Scant days after taking a look at the first official photo from the set of The Beaver, we've now been blessed with the first trailer for the Mel Gibson/Jodie Foster joint that J.Fo swears will regain Mel Gibson a place in America's heart. And, as any relationship expert can tell you, the best way to a large, multicultural country's heart is through a talking beaver puppet.
Mel stars as Walter Black, a sad sack of a man whose marriage is crumbling and has retreated into a deep depression. But he finds salvation by voicing his entire life through a beaver puppet (and sounding like Michael Caine in the process). Now, Jodie has been asking us to ignore Mel's personal life as an (alleged!) anti-Semitic, racist, sexist, homophobic, wife-beating scumbag when considering this movie, and so we shall!
But leaving all of that aside, this looks both chintzy and formulaic.
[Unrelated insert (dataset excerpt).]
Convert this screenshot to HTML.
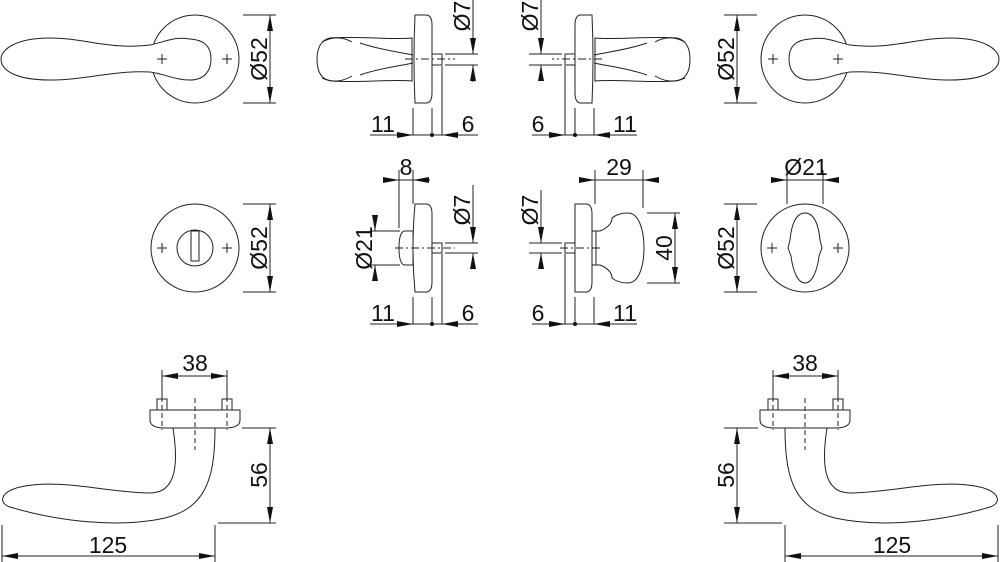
<!DOCTYPE html>
<html><head><meta charset="utf-8"><style>
html,body{margin:0;padding:0;background:#fff;}
svg{display:block;}
text{font-family:"Liberation Sans",sans-serif;font-size:23px;fill:#111;}
</style></head><body>
<svg width="1000" height="562" viewBox="0 0 1000 562" xmlns="http://www.w3.org/2000/svg">
<defs>
<marker id="a" viewBox="0 0 16 6" refX="16" refY="3" markerWidth="16" markerHeight="6" markerUnits="userSpaceOnUse" orient="auto-start-reverse"><path d="M0,0 L16,3 L0,6 Z" fill="#111"/></marker>

<g id="leverTop" fill="#fff" stroke="#222" stroke-width="1">
  <circle cx="195" cy="59" r="44"/>
  <path d="M190,39 C175,36 165,42 150,45 C110,50 85,38 50,38 C15,38 1,50 1,59 C1,70 15,80 50,80 C85,80 115,70 150,72 C165,74 175,80 190,80 C205,80 211,70 211,59 C211,46 204,40 190,39 Z"/>
  <path d="M157,59h10M162,54v10M222,59h10M227,54v10" fill="none"/>
</g>
<g id="sideTop" fill="#fff" stroke="#222" stroke-width="1">
  <path d="M412,38 C390,40 360,36 330,38 C320,40 317,50 317,59 C317,70 320,80 332,81 C360,83 390,79 412,81 Z"/>
  <path d="M322,42 C335,35 345,38 352,42 M322,78 C335,84 345,80 352,76 M360,43 C380,50 400,52 413,55 M360,75 C380,68 400,66 413,63" fill="none"/>
  <path d="M415,15 H426 Q432,15 432,25 V93 Q432,103 426,103 H415 Q413,59 415,15 Z"/>
  <rect x="432" y="54" width="10" height="11"/>
  <path d="M405,59 H455" fill="none" stroke-dasharray="8,3,2,3"/>
</g>
<g id="leverBot" fill="#fff" stroke="#222" stroke-width="1">
  <rect x="157" y="399" width="10" height="12"/>
  <rect x="222" y="399" width="10" height="12"/>
  <path d="M173,428 C178,460 178,493 150,493 C110,493 60,478 20,487 C0,492 -2,503 10,507 C60,522 120,528 165,518 C205,508 215,480 215,428 Z"/>
  <path d="M150,410 H240 V420 Q240,428 225,428 H165 Q150,428 150,420 Z"/>
  <path d="M162,397 V430 M227,397 V430 M195,398 V450" fill="none" stroke-dasharray="5,3"/>
</g>
</defs>

<g fill="none" stroke="#222" stroke-width="1">
<use href="#leverTop"/>
<path d="M243,15H276M243,103H276"/>
<line x1="270" y1="59" x2="270" y2="15" marker-end="url(#a)"/><line x1="270" y1="59" x2="270" y2="103" marker-end="url(#a)"/>
<use href="#leverTop" transform="translate(1000,0) scale(-1,1)"/>
<path d="M724,15H757M724,103H757"/>
<line x1="737" y1="59" x2="737" y2="15" marker-end="url(#a)"/><line x1="737" y1="59" x2="737" y2="103" marker-end="url(#a)"/>

<use href="#sideTop"/>
<path d="M445,54H478M445,65H478M473,0V39M473,80V82"/>
<line x1="473" y1="38" x2="473" y2="54" marker-end="url(#a)"/><line x1="473" y1="81" x2="473" y2="65" marker-end="url(#a)"/>
<path d="M413,108V135M432,108V135M442,66V135M370,135H478"/>
<line x1="397" y1="135" x2="413" y2="135" marker-end="url(#a)"/><line x1="458" y1="135" x2="442" y2="135" marker-end="url(#a)"/>
<use href="#sideTop" transform="translate(1007,0) scale(-1,1)"/>
<path d="M562,54H529M562,65H529M541,0V39"/>
<line x1="541" y1="38" x2="541" y2="54" marker-end="url(#a)"/><line x1="541" y1="81" x2="541" y2="65" marker-end="url(#a)"/>
<path d="M594,108V135M575,108V135M565,66V135M532,135H637"/>
<line x1="549" y1="135" x2="565" y2="135" marker-end="url(#a)"/><line x1="610" y1="135" x2="594" y2="135" marker-end="url(#a)"/>

<circle cx="195" cy="248" r="44" fill="#fff"/>
<circle cx="195" cy="248" r="18"/>
<rect x="191" y="231" width="8" height="30"/>
<path d="M157,248h10M162,243v10M222,248h10M227,243v10"/>
<path d="M243,204H276M243,292H276"/>
<line x1="270" y1="248" x2="270" y2="204" marker-end="url(#a)"/><line x1="270" y1="248" x2="270" y2="292" marker-end="url(#a)"/>
<path d="M415,204 H426 Q432,204 432,214 V282 Q432,292 426,292 H415 Q411,248 415,204 Z"/>
<path d="M413,231 H404 Q399,233 399,248 Q399,263 404,265 H413 Z"/>
<rect x="432" y="243" width="10" height="10"/>
<path d="M395,248 H455" stroke-dasharray="8,3,2,3"/>
<path d="M399,170V228M413,170V204M370,231H400M370,265H400"/>
<path d="M383,180H430"/>
<line x1="383" y1="180" x2="399" y2="180" marker-end="url(#a)"/><line x1="429" y1="180" x2="413" y2="180" marker-end="url(#a)"/>
<line x1="375" y1="215" x2="375" y2="231" marker-end="url(#a)"/><line x1="375" y1="281" x2="375" y2="265" marker-end="url(#a)"/>
<path d="M445,243H478M445,253H478M473,185V227"/>
<line x1="473" y1="227" x2="473" y2="243" marker-end="url(#a)"/><line x1="473" y1="269" x2="473" y2="253" marker-end="url(#a)"/>
<path d="M413,297V324M432,297V324M442,254V324M370,324H478"/>
<line x1="397" y1="324" x2="413" y2="324" marker-end="url(#a)"/><line x1="458" y1="324" x2="442" y2="324" marker-end="url(#a)"/>

<path d="M575,204 H586 Q592,204 592,214 V282 Q592,292 586,292 H575 Z"/>
<rect x="565" y="243" width="10" height="10"/>
<path d="M592,231 H600 Q612,226 612,218 Q618,213 628,213 C638,213 644,228 644,248 C644,268 638,283 628,283 Q618,283 612,278 Q612,270 600,265 H592 Z"/>
<path d="M596,231V265"/>
<path d="M560,248 H600" stroke-dasharray="8,3,2,3"/>
<path d="M595,170V204M643,170V208M647,213H680M647,283H680"/>
<line x1="579" y1="180" x2="595" y2="180" marker-end="url(#a)"/><line x1="659" y1="180" x2="643" y2="180" marker-end="url(#a)"/><path d="M595,180H643"/>
<path d="M675,213V283"/>
<line x1="675" y1="248" x2="675" y2="213" marker-end="url(#a)"/><line x1="675" y1="248" x2="675" y2="283" marker-end="url(#a)"/>
<path d="M562,243H529M562,253H529M541,190V227"/>
<line x1="541" y1="227" x2="541" y2="243" marker-end="url(#a)"/><line x1="541" y1="269" x2="541" y2="253" marker-end="url(#a)"/>
<path d="M565,254V324M575,297V324M594,297V324M532,324H637"/>
<line x1="549" y1="324" x2="565" y2="324" marker-end="url(#a)"/><line x1="610" y1="324" x2="594" y2="324" marker-end="url(#a)"/>

<circle cx="805" cy="248" r="44" fill="#fff"/>
<path d="M805,213 C794,213 791,230 790,240 L788,248 L791,256 C793,272 798,283 805,283 C812,283 817,272 819,256 L822,248 L820,240 C819,230 816,213 805,213 Z"/>
<path d="M767,248h10M772,243v10M833,248h10M838,243v10"/>
<path d="M787,170V204M823,170V204M787,180H823"/>
<line x1="771" y1="180" x2="787" y2="180" marker-end="url(#a)"/><line x1="839" y1="180" x2="823" y2="180" marker-end="url(#a)"/>
<path d="M724,204H757M724,292H757"/>
<line x1="737" y1="248" x2="737" y2="204" marker-end="url(#a)"/><line x1="737" y1="248" x2="737" y2="292" marker-end="url(#a)"/>

<use href="#leverBot"/>
<path d="M242,428H276M218,523H276"/>
<line x1="270" y1="475" x2="270" y2="428" marker-end="url(#a)"/><line x1="270" y1="475" x2="270" y2="523" marker-end="url(#a)"/>
<path d="M162,370V397M227,370V397"/>
<line x1="195" y1="376" x2="162" y2="376" marker-end="url(#a)"/><line x1="195" y1="376" x2="227" y2="376" marker-end="url(#a)"/>
<path d="M2,525V562M215,525V562"/>
<line x1="108" y1="556" x2="2" y2="556" marker-end="url(#a)"/><line x1="108" y1="556" x2="215" y2="556" marker-end="url(#a)"/>

<use href="#leverBot" transform="translate(1000,0) scale(-1,1)"/>
<path d="M758,428H724M782,523H724"/>
<line x1="737" y1="475" x2="737" y2="428" marker-end="url(#a)"/><line x1="737" y1="475" x2="737" y2="523" marker-end="url(#a)"/>
<path d="M773,370V397M838,370V397"/>
<line x1="805" y1="376" x2="773" y2="376" marker-end="url(#a)"/><line x1="805" y1="376" x2="838" y2="376" marker-end="url(#a)"/>
<path d="M785,525V562M998,525V562"/>
<line x1="892" y1="556" x2="785" y2="556" marker-end="url(#a)"/><line x1="892" y1="556" x2="998" y2="556" marker-end="url(#a)"/>
</g>

<g fill="#111">
<circle cx="432" cy="135" r="2"/><circle cx="575" cy="135" r="2"/>
<circle cx="432" cy="324" r="2"/><circle cx="575" cy="324" r="2"/>
</g>

<text transform="translate(267,59) rotate(-90)" text-anchor="middle">Ø52</text>
<text transform="translate(267,248) rotate(-90)" text-anchor="middle">Ø52</text>
<text transform="translate(734,59) rotate(-90)" text-anchor="middle">Ø52</text>
<text transform="translate(734,248) rotate(-90)" text-anchor="middle">Ø52</text>
<text transform="translate(470,16) rotate(-90)" text-anchor="middle">Ø7</text>
<text transform="translate(538,16) rotate(-90)" text-anchor="middle">Ø7</text>
<text transform="translate(470,210) rotate(-90)" text-anchor="middle">Ø7</text>
<text transform="translate(538,210) rotate(-90)" text-anchor="middle">Ø7</text>
<text transform="translate(372,248) rotate(-90)" text-anchor="middle">Ø21</text>
<text transform="translate(672,248) rotate(-90)" text-anchor="middle">40</text>
<text transform="translate(267,475) rotate(-90)" text-anchor="middle">56</text>
<text transform="translate(734,475) rotate(-90)" text-anchor="middle">56</text>
<text x="383" y="132" text-anchor="middle">11</text>
<text x="468" y="132" text-anchor="middle">6</text>
<text x="538" y="132" text-anchor="middle">6</text>
<text x="625" y="132" text-anchor="middle">11</text>
<text x="383" y="321" text-anchor="middle">11</text>
<text x="468" y="321" text-anchor="middle">6</text>
<text x="538" y="321" text-anchor="middle">6</text>
<text x="625" y="321" text-anchor="middle">11</text>
<text x="406" y="175" text-anchor="middle">8</text>
<text x="619" y="175" text-anchor="middle">29</text>
<text x="806" y="175" text-anchor="middle">Ø21</text>
<text x="195" y="371" text-anchor="middle">38</text>
<text x="805" y="371" text-anchor="middle">38</text>
<text x="108" y="553" text-anchor="middle">125</text>
<text x="892" y="553" text-anchor="middle">125</text>
</svg>
</body></html>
There are seldom few surprises in the "Person Fights To Get His/Her Life" back genre, and the film didn't do itself any favors by laying out THE ENTIRE MOVIE in the trailer. The beaver gets his business back on track! The beaver helps him bond with his kids! The beaver reunites him with wife! And I imagine funding was a bit difficult since Mel was already pretty radioactive even before his latest escapade, but that had to be the worst voice-over I've heard on a trailer in years; it sounds like they pulled the announcer away from a radio spot for Car-a-Palooza Sales Event at your tri-state area Chevy dealership and asked him to talk about Mel Gibson
VERDICT: By itself, it just looks dull. But in remembering that Mel Gibson is an (alleged!) anti-Semitic, racist, sexist, homophobic, wife-beating scumbag, I say this Beaver should get stuffed.